Some women want to work through and after their pregnancy, are they able to do that? Or is their desire to work being held back by their partner or in-laws? Some women want to stop working and focus solely on raising their children, are they able to do that? Or does their financial precarity prevent them from exercising this option? Some women value their sexual freedom immensely, are they able to enjoy it to the fullest? Or are expectations around monogamy holding them back? Some women like how their breasts look with a bra, are they able to wear a bra without inviting judgement from free-the-body activists? Other women find bras constraining, are they able to free themselves from boob jail? Some women wish to get married and raise a family, are they able to express these wishes? Other women are looking for a way out of their unhappy marriage, do they have a way out?
The more yes-es we attain to our wants, the further we are getting with our feminist agenda. The more we try to pigeonhole what a woman’s feminism should look like, the more we distress the Suffragettes in their graves.
‘Progressive’ women often accuse other women of behaving in ways that indicate internalised patriarchy but rarely do these very women look inwards and assess how elite their own feminist ideals are. More often than not, our new and improved ‘progressive’ behaviours are manifestations of old anxieties e.g. Will he think of me as too traditional if I refuse sex on the first date? Will he think of me as boring if I tell him how much I hate sports?
IV. Final Words
Our anger at men hijacking our rightful share in the world is wholly warranted. Us women must get paid the same wages for the same work. We must be able to wear what we like. We must be able to date one person or multiple people. The work we do at our homes must not only be acknowledged but also distributed across members.
But what we forget in this process is that the must-s need not always translate to want-s for all women. If a woman wants to cook her partner a meal, that does not necessarily mean that she has internalised patriarchy or is pulling the rest of her gender down with her (though in some cases, it very well could be that too).
We often hyper focus on what men steal from us while underestimating what other women steal from us. Feminism like many other social issues lies at the intersection of many areas and this includes a woman’s socioeconomic location. We talk about how the white, rich man has colonised not just our world but also our minds. But what about the white, rich woman and how she has managed to colonise the minds of lesser privileged women?
Today a minority of women tell the majority of women out there what their rights should be while paying 0 attention to if the rights they force on their fellow sisters will actually help them advance in life. A female domestic worker I knew cared more about her daughter getting married to a half decent man who is not an abusive alcoholic than she cared about sending her to college. It’s easy for an outsider to say that she is ruining her daughter’s life but if they know anything about how terrible the quality of public school education is in India, they may realise why this mother thinks that it is wiser to find her daughter a good husband than fail at trying to get her into a good college. This is not saying that this mother is right but to say that we might be wrong is assuming that she’s foolish or not a feminist ally.

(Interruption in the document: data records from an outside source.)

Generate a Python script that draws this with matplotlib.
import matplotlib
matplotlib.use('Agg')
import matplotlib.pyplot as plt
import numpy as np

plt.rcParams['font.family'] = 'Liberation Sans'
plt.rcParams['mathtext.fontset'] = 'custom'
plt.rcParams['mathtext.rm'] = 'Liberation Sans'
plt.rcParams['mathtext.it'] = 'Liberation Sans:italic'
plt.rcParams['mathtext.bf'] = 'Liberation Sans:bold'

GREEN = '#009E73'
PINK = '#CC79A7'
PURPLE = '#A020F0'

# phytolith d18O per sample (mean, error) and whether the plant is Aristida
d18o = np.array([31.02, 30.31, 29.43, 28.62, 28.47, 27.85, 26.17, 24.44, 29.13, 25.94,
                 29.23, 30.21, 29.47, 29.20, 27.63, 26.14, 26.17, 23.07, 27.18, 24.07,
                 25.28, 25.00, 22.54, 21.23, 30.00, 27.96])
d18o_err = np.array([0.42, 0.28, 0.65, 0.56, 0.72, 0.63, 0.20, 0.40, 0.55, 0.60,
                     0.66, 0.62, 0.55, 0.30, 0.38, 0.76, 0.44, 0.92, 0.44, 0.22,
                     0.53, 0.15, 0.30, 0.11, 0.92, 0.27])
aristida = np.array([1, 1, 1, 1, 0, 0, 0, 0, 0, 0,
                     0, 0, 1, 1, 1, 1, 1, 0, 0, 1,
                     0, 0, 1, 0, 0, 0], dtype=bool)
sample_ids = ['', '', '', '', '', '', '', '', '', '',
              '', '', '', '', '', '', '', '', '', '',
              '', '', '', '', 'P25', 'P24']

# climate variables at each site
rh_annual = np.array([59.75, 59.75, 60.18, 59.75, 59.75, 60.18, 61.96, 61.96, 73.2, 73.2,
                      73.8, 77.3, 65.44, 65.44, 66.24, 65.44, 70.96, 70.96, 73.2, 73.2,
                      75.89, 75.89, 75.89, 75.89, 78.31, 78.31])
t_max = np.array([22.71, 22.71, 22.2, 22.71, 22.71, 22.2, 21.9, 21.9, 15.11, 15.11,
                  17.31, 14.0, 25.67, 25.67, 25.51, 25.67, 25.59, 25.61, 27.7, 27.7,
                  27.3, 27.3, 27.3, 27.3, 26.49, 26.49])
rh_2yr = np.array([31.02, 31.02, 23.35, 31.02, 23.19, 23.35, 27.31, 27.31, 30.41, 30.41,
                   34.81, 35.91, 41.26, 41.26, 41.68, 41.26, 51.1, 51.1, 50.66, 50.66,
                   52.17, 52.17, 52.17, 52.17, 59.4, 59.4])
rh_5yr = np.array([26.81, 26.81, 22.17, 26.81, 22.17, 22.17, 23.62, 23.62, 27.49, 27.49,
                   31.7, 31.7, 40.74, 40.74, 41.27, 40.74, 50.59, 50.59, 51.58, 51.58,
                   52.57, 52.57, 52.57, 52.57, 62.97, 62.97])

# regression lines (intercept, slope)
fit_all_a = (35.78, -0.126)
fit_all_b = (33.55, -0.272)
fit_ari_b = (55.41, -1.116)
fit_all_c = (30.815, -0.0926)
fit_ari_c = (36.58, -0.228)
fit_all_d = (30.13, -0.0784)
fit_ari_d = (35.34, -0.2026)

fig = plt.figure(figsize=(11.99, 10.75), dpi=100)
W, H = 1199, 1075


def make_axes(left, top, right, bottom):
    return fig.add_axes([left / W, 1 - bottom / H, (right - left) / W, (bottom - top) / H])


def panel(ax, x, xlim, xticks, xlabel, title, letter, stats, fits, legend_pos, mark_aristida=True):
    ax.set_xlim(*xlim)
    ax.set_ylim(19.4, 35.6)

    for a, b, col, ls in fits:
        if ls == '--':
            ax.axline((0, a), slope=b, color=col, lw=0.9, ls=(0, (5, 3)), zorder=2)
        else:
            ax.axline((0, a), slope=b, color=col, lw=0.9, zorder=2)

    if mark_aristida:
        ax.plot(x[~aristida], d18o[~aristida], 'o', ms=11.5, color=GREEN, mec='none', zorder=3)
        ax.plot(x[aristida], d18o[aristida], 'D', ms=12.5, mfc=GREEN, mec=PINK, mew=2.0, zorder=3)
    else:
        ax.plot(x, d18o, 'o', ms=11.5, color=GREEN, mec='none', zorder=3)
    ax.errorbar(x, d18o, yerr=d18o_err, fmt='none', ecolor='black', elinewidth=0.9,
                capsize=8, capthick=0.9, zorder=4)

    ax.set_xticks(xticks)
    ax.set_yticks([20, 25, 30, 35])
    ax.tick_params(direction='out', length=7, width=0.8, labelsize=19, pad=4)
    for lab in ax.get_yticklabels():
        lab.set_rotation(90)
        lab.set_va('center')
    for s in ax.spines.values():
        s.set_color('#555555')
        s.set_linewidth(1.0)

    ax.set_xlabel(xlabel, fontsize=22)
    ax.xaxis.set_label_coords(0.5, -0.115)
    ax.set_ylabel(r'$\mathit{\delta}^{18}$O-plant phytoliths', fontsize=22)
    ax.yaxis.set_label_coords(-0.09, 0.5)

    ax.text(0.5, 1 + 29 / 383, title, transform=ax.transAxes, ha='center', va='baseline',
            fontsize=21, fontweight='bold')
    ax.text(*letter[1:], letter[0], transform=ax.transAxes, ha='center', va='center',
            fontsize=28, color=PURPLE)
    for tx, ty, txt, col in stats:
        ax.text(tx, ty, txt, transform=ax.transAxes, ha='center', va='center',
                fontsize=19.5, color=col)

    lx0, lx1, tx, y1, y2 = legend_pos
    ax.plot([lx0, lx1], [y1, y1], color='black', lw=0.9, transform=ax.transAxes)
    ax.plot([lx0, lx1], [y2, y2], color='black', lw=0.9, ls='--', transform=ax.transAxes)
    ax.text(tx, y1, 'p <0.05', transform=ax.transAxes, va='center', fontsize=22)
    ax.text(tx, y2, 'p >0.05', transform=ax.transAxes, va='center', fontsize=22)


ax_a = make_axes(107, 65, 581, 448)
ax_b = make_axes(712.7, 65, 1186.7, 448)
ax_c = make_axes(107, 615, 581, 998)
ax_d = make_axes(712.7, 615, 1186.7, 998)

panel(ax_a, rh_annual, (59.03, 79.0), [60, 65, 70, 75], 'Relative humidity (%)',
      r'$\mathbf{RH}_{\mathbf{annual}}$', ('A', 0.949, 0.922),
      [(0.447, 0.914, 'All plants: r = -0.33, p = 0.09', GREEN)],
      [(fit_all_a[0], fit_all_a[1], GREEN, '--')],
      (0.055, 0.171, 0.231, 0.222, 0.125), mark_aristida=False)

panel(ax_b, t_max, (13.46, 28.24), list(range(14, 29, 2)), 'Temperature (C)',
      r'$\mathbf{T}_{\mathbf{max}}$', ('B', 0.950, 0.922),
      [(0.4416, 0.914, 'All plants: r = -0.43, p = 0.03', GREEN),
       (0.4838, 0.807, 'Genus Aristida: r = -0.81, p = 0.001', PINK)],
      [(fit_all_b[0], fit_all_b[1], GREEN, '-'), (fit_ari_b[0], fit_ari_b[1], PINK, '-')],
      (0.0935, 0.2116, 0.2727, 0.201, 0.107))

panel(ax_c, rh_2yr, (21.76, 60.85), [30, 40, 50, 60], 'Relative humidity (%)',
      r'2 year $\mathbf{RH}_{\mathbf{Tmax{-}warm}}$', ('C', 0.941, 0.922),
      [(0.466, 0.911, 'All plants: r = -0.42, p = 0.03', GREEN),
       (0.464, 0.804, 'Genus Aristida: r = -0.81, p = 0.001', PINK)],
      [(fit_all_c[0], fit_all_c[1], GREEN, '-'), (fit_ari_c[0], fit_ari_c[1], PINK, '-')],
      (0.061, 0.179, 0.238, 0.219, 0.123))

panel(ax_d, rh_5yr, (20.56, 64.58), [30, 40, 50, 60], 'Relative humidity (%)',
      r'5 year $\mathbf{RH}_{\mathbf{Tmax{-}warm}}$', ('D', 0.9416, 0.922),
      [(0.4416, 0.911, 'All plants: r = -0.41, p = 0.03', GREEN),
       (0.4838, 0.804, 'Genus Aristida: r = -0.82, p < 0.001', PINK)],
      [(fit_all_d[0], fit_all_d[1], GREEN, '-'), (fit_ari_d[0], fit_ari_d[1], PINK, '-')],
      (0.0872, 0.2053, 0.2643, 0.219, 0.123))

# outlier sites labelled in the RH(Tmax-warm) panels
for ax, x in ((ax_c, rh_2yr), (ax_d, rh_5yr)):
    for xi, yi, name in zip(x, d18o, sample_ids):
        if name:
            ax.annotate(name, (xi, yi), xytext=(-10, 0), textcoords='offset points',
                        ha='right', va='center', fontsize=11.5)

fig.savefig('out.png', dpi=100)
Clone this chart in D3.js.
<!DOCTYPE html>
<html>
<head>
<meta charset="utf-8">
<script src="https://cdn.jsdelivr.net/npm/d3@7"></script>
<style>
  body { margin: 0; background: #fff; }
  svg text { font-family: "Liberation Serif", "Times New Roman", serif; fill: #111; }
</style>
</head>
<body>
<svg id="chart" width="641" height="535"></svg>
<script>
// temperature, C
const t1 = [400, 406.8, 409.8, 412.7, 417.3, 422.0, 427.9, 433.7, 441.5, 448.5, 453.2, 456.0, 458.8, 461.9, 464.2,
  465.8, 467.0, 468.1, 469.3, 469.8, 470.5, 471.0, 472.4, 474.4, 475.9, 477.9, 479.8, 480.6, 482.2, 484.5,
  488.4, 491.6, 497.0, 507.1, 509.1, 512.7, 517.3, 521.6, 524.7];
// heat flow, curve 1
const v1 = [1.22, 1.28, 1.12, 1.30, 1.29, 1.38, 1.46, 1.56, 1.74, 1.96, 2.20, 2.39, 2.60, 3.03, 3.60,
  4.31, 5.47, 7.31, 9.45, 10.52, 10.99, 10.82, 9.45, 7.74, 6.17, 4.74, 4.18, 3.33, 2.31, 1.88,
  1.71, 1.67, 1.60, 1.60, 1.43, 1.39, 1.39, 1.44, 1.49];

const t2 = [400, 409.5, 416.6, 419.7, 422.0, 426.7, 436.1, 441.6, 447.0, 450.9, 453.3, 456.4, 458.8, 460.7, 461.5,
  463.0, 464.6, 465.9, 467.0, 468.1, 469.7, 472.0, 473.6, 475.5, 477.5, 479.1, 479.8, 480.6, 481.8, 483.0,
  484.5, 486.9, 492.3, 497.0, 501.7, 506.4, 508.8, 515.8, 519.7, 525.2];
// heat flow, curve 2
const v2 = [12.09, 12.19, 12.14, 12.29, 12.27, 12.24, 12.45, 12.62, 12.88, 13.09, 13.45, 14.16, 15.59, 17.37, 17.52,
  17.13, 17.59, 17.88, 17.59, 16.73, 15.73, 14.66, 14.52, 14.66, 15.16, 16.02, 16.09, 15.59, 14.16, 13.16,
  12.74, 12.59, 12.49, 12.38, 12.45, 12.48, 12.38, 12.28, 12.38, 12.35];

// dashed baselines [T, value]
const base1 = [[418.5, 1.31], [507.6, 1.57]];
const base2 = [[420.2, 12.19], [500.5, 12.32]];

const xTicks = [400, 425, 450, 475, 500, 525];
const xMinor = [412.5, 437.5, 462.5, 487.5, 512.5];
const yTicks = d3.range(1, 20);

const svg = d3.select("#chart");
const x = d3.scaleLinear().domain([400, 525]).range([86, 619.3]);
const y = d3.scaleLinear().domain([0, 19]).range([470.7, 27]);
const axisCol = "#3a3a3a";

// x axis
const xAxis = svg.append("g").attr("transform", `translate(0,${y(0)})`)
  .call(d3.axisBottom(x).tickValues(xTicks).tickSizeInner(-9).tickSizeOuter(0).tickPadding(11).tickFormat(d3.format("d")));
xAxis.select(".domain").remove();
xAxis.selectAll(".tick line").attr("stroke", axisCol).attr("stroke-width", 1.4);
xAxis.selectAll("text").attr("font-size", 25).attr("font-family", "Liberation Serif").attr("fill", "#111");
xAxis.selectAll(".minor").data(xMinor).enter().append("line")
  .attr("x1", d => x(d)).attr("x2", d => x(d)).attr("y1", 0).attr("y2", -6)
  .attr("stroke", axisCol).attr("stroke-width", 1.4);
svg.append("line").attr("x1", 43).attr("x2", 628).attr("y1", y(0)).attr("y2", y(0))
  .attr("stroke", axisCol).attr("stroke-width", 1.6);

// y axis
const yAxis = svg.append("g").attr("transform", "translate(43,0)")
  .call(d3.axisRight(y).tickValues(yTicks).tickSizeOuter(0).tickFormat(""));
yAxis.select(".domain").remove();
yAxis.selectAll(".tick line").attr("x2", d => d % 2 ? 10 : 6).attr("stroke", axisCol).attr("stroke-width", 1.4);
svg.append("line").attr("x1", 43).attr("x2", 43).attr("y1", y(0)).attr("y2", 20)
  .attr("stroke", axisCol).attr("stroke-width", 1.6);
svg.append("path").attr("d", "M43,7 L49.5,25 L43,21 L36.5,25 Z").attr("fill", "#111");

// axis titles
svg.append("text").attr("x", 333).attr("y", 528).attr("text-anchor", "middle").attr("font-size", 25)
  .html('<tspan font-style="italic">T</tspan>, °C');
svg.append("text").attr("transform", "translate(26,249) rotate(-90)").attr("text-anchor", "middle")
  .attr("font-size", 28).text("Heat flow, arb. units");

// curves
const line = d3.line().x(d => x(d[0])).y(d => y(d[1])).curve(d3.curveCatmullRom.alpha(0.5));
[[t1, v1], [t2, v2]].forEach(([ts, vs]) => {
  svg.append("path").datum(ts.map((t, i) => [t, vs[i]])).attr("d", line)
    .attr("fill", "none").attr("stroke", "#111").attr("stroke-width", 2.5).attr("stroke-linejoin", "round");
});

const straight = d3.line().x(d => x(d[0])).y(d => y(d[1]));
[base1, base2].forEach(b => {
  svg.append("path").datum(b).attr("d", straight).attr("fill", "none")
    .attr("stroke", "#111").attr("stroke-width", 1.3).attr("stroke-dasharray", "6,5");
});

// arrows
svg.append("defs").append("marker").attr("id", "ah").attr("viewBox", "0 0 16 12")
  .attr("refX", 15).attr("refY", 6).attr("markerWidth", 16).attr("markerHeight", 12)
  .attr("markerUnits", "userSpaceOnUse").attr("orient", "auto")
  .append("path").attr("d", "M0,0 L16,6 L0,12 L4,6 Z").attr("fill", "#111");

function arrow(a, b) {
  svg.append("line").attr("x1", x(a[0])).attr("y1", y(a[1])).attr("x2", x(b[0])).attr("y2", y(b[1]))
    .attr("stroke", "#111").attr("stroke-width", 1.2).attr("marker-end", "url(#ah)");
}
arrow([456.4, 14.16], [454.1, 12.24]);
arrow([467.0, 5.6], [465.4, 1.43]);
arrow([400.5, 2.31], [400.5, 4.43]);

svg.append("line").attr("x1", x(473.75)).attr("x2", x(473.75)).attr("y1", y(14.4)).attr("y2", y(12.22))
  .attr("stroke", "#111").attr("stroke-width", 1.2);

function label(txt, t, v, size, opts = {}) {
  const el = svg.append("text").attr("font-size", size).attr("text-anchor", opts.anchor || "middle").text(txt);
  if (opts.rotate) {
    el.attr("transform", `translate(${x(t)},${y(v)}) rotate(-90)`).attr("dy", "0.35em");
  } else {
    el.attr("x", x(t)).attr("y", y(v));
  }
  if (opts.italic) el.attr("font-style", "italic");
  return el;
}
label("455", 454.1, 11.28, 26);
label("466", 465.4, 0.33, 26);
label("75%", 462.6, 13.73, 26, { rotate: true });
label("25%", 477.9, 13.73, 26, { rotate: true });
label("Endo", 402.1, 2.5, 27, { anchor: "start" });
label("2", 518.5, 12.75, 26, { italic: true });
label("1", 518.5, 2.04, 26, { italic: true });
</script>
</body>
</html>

In the end, if we really think long and hard about it, our feminism is so much more than the black-and-white ideas of gender equality that we perpetuate and it is certainly more than just becoming a CEO because there may be many ways to be a woman, but there is no one way to be one.
Really enjoyed this Anju, wonderful nuanced look at feminism. I shy away from the term because it can feel very judgemental even though I probably espouse a feminist ideal (I work and my partner is the homemaker). I love the premise that feminism should be about choice and all choices celebrated & supported 👏
Another great post. They are always so thoughtful and present a really well constructed argument, especially the anecdotes.